1.初识scrapy框架

作者: 思绪太重_飘不动 | 来源:发表于2019-06-10 19:10 被阅读0次

1.初识scrapy框架
初识Scrapy框架
Scrapy爬取数据初识
scrapy框架是真爱
DC-01:爬虫框架scrapy入门
Scrapy定时爬虫总结&Docker/K8s部署
[CP_15] Python爬虫框架02：Scrapy框架爬取咨
Scrapy框架的使用
爬虫练习_使用scrapy爬取淘宝
[CP_14] Python爬虫框架01：Scrapy框架创建项

scrapy框架的使用

1.创建爬虫项目

1.创建scrapy项目 : 
    scrapy startproject project_name(项目的名称)

2.创建爬虫:
    cd 到project_name (切换到工程目录下,然后再创建爬虫)
    scrapy genspider spiser_name(爬虫的名字) spider.com(要爬取网站的域名)

3.在spider_name中书写爬虫代码

4.启动项目: 
    方式一: cd到爬虫所在的文件夹,执行代码 scrapy runspider sipder_name.py
    方式二: scrapy crawl spider_name
    方式三: 创建一个start.py , 编写如下代码:
    import scrapy.cmdline  

    # 执行scrapy命令
    def main():
        # 启动爬虫显示日志
        # scrapy.cmdline.execute(['scrapy', 'crawl', 'movie'])
        # scrapy.cmdline.execute("scrapy crawl movie".split())
        # 启动爬虫,但不显示日志
        scrapy.cmdline.execute("scrapy crawl movie --nolog".split()) 

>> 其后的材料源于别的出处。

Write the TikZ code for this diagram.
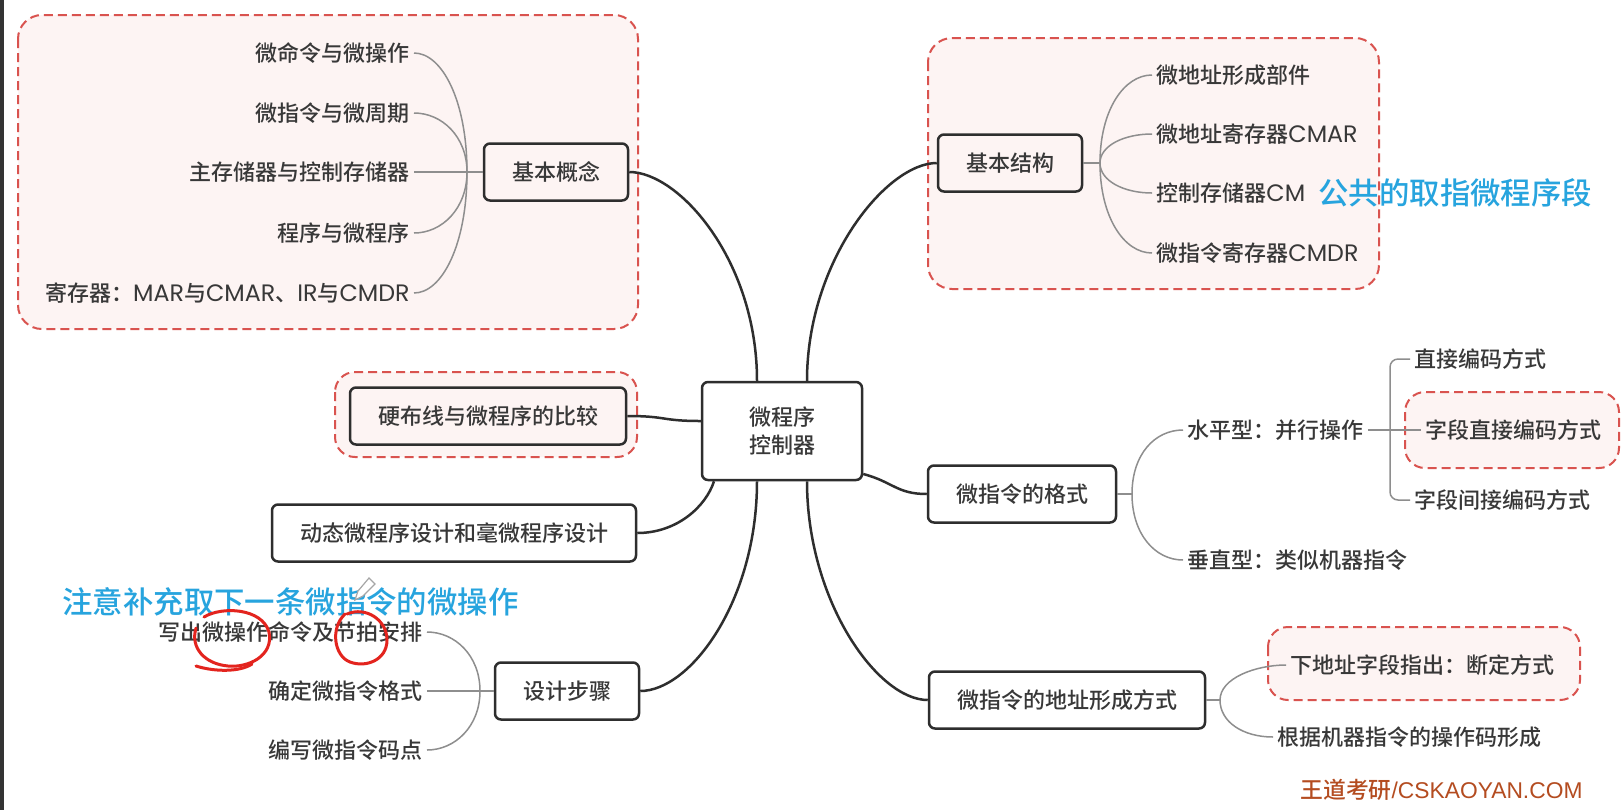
\documentclass[tikz,border=0pt]{standalone}
\usepackage{fontspec}
\setmainfont{Noto Sans CJK SC}[UprightFont={* Medium}]
\newfontfamily\en{Poppins}[Scale=1.08]
\newfontfamily\wmfont{Liberation Sans}
\usetikzlibrary{positioning}
\pgfdeclarelayer{background}
\pgfsetlayers{background,main}

\definecolor{ink}{HTML}{383838}
\definecolor{boxline}{HTML}{2E2E2E}
\definecolor{twig}{HTML}{8E8E8E}
\definecolor{hlred}{HTML}{D9534F}
\definecolor{hlfill}{HTML}{FDF4F3}
\definecolor{notebl}{HTML}{27A4DE}
\definecolor{penred}{HTML}{E3241E}
\definecolor{wmark}{HTML}{B44C20}

\tikzset{
  topic/.style={draw=boxline, line width=1.25pt, rounded corners=3pt, fill=white,
    inner xsep=14pt, minimum height=28.5pt, text=ink},
  leaf/.style={inner sep=2pt, text=ink},
  limb/.style={draw=boxline, line width=1.25pt},
  twigline/.style={draw=twig, line width=0.75pt},
  hilite/.style={draw=hlred, fill=hlfill, line width=1pt, dash pattern=on 4.5pt off 2.5pt, rounded corners=12pt},
  memo/.style={text=notebl, font=\fontsize{15.2}{18}\selectfont, inner sep=0pt},
  redink/.style={draw=penred, line width=1.5pt, line cap=round},
}

\begin{document}
\begin{tikzpicture}[x=0.5pt, y=-0.5pt, font=\fontsize{11}{14}\selectfont]
  \useasboundingbox (0,0) rectangle (1622,810);

  % centre
  \node[topic, minimum width=80pt, minimum height=49pt, align=center] (mpc) at (782,431) {微程序\\控制器};

  % basic concepts (left, top)
  \node[topic, fill=hlfill] (bg) at (556,172) {基本概念};
  \coordinate (bgj) at (467,172);
  \draw[twigline] (bgj) -- (bg.west);
  \foreach \i/\txt/\y in {1/微命令与微操作/53, 2/微指令与微周期/113, 3/主存储器与控制存储器/172,
      4/程序与微程序/233, 5/{寄存器：{\en MAR}与{\en CMAR}、{\en IR}与{\en CMDR}}/293} {
    \node[leaf, anchor=east] (bg\i) at (414,\y) {\txt};
    \draw[twigline] (bg\i.east) .. controls +(28,0) and +(0,{0.6*(\y-172)}) .. (bgj);
  }

  % basic structure (right, top)
  \node[topic, fill=hlfill] (bs) at (1010,163) {基本结构};
  \coordinate (bsj) at (1100,163);
  \draw[twigline] (bs.east) -- (bsj);
  \foreach \i/\txt/\y in {1/微地址形成部件/75, 2/{微地址寄存器{\en CMAR}}/134,
      3/{控制存储器{\en CM}}/193, 4/{微指令寄存器{\en CMDR}}/253} {
    \node[leaf, anchor=west] (bs\i) at (1152,\y) {\txt};
    \draw[twigline] (bsj) .. controls +(0,{0.6*(\y-163)}) and +(-28,0) .. (bs\i.west);
  }
  \node[memo, anchor=west] (pub) at (1318,193) {公共的取指微程序段};

  % comparison, dynamic design
  \node[topic, fill=hlfill] (hb) at (488,416) {硬布线与微程序的比较};
  \node[topic] (dt) at (454,533) {动态微程序设计和毫微程序设计};

  % design steps
  \node[topic] (sj) at (567,691) {设计步骤};
  \coordinate (sjj) at (480,691);
  \draw[twigline] (sjj) -- (sj.west);
  \foreach \i/\txt/\y in {1/写出微操作命令及节拍安排/632, 2/确定微指令格式/691, 3/编写微指令码点/750} {
    \node[leaf, anchor=east] (sj\i) at (427,\y) {\txt};
    \draw[twigline] (sj\i.east) .. controls +(28,0) and +(0,{0.6*(\y-691)}) .. (sjj);
  }
  \node[memo, anchor=west] (nxt) at (62,602) {注意补充取下一条微指令的微操作};

  % microinstruction format
  \node[topic] (gs) at (1022,494) {微指令的格式};
  \coordinate (gsj) at (1132,494);
  \draw[twigline] (gs.east) -- (gsj);
  \node[leaf, anchor=west] (sp) at (1183,430) {水平型：并行操作};
  \node[leaf, anchor=west] (cz) at (1183,560) {垂直型：类似机器指令};
  \draw[twigline] (gsj) .. controls +(0,-40) and +(-28,0) .. (sp.west);
  \draw[twigline] (gsj) .. controls +(0,40) and +(-28,0) .. (cz.west);
  \node[leaf, anchor=west] (zj1) at (1410,359) {直接编码方式};
  \node[leaf, anchor=west] (zj2) at (1421,430) {字段直接编码方式};
  \node[leaf, anchor=west] (zj3) at (1410,500) {字段间接编码方式};
  \draw[twigline] (sp.east) -- (zj2.west);
  \draw[twigline, rounded corners=4pt] (zj1.west) -- ++(-20,0) |- (zj3.west);

  % address forming
  \node[topic] (dz) at (1067,700) {微指令的地址形成方式};
  \coordinate (dzj) at (1220,700);
  \draw[twigline] (dz.east) -- (dzj);
  \node[leaf, anchor=west] (xd) at (1286,665) {下地址字段指出：断定方式};
  \node[leaf, anchor=west] (gj) at (1273,737) {根据机器指令的操作码形成};
  \draw[twigline] (dzj) .. controls +(0,-22) and +(-30,0) .. (xd.west);
  \draw[twigline] (dzj) .. controls +(0,22) and +(-30,0) .. (gj.west);

  % main branches
  \draw[limb] ([xshift=-12.5pt]mpc.north) .. controls +(0,-120) and +(50,0) .. (bg.east);
  \draw[limb] ([xshift=12.5pt]mpc.north) .. controls +(0,-120) and +(-50,0) .. (bs.west);
  \draw[limb] (hb.east) .. controls +(40,0) and +(-40,0) .. ([yshift=5pt]mpc.west);
  \draw[limb] ([xshift=-34pt]mpc.south) .. controls +(-8,25) and +(40,0) .. (dt.east);
  \draw[limb] ([xshift=-12.5pt]mpc.south) .. controls +(0,120) and +(50,0) .. (sj.east);
  \draw[limb] ([xshift=12.5pt]mpc.south) .. controls +(0,120) and +(-50,0) .. (dz.west);
  \draw[limb] ([yshift=-21.5pt]mpc.east) .. controls +(30,8) and +(-30,0) .. (gs.west);

  % page and highlighted regions
  \begin{pgfonlayer}{background}
    \fill[white] (0,0) rectangle (1622,810);
    \fill[black!80] (0,0) rectangle (4,810);
    \path[hilite] (18,15) rectangle (638,329);
    \path[hilite] (928,38) rectangle (1379,289);
    \path[hilite, rounded corners=10pt] (335,372) rectangle (637,457);
    \path[hilite, rounded corners=10pt] (1405,392) rectangle (1619,468);
    \path[hilite, rounded corners=10pt] (1268,627) rectangle (1580,700);
  \end{pgfonlayer}

  % hand marks
  \draw[redink] (204,617) .. controls (222,606) and (262,608) .. (269,632)
    .. controls (274,656) and (248,668) .. (228,666) .. controls (205,664) and (190,648) .. (196,628);
  \draw[redink] (347,614) .. controls (366,606) and (387,620) .. (387,640)
    .. controls (387,660) and (366,668) .. (350,662) .. controls (334,656) and (330,628) .. (345,614);
  \draw[redink] (196,666) .. controls (215,672) and (240,672) .. (252,664);
  \draw[gray!70, line width=0.6pt, fill=white] (375,584) -- (369,578) -- (358,591) -- (355,600) -- (363,596) -- cycle;

  \node[anchor=west, inner sep=0pt, text=wmark, font=\fontsize{11.4}{13}\selectfont] (wm) at (1300,790)
    {王道考研{\wmfont /CSKAOYAN.COM}};
\end{tikzpicture}
\end{document}
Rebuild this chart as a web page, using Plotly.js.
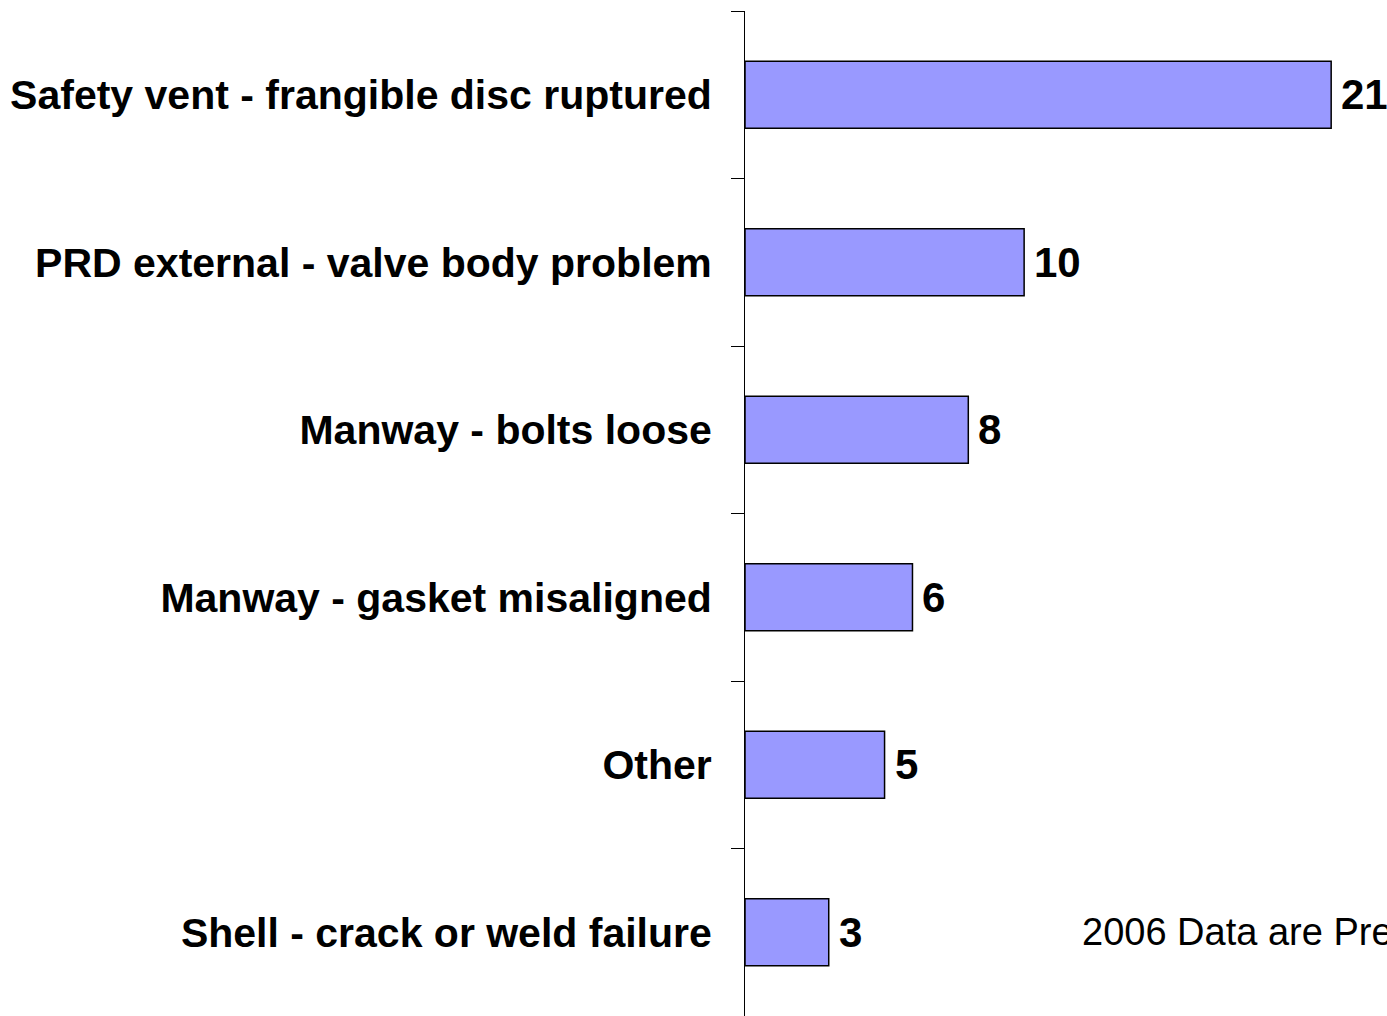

    if __name__ == '__main__':
        main()

2.在爬虫文件中如何提取文本内容

print(type(response))   # 显示相应类型
print(response.text)    # 显示字符串内容
print(response.body)    # 显示二进制内容
extract()函数,抽取对象的文本内容
extract_first()函数,抽取对象的第一个文内容

1.在scrapy框架中自带xpath,所以我们一般使用xpath来解析内容
2.尽量使用extract_first()函数来抽取文本,如果文本为空不会报错

3.实例 ,爬取美剧网站的电影

爬取  url= 'https://www.meijutt.com/new100.html' 的最新电影
  

爬取的数据为 :{ 电影的名字 :name , 电影的分类:mjjp, 电影的播放电视台:mjtv, 电影的更新时间:data_time }

4.具体代码

# 1.自己在工程目录下创建的start.py文件
import scrapy.cmdline


# 执行scrapy命令
def main():
    # 启动爬虫显示日志
    # scrapy.cmdline.execute(['scrapy', 'crawl', 'movie'])
    # scrapy.cmdline.execute("scrapy crawl movie".split())
    # 启动爬虫,但不显示日志
    scrapy.cmdline.execute("scrapy crawl movie --nolog".split())
    # 通过命令保存成json文件
    # scrapy.cmdline.execute("scrapy crawl movie -o movie.json --nolog".split())
    # 通过命令保存成xml文件
    # scrapy.cmdline.execute("scrapy crawl movie -o movie.xml --nolog".split())
    # 通过命令保存成csv文件
    # scrapy.cmdline.execute("scrapy crawl movie -o movie.csv --nolog".split())


if __name__ == '__main__':
    main()

# 2.movie.py  (自己创建的爬虫文件)
# -*- coding: utf-8 -*-
import scrapy
from ..items import MeijuItem


# 继承自基类scrapy.Spider
class MovieSpider(scrapy.Spider):
    name = 'movie'  # 项目名称
    allowed_domains = ['www.meijutt.com']   # 允许爬取的url的域名
    start_urls = ['https://www.meijutt.com/new100.html']    # 开始爬取url的列表

    # 定义parse()用来解析数据
    # 参数response: 就是服务端的响应,里面有我们想要的数据
    def parse(self, response):
        movie_list = response.xpath('//ul[@class="top-list  fn-clear"]/li')
        for movie in movie_list:
            name = movie.xpath('./h5/a/text()').extract_first()
            mjjp = movie.xpath('./span[@class="mjjq"]/text()').extract_first()
            mjtv = movie.xpath('./span[@class="mjtv"]/text()').extract_first()
            data_time = movie.xpath('./div[@class="lasted-time new100time fn-right"]/text()').extract_first()
            # print(name, mjjp, mjtv, data_time)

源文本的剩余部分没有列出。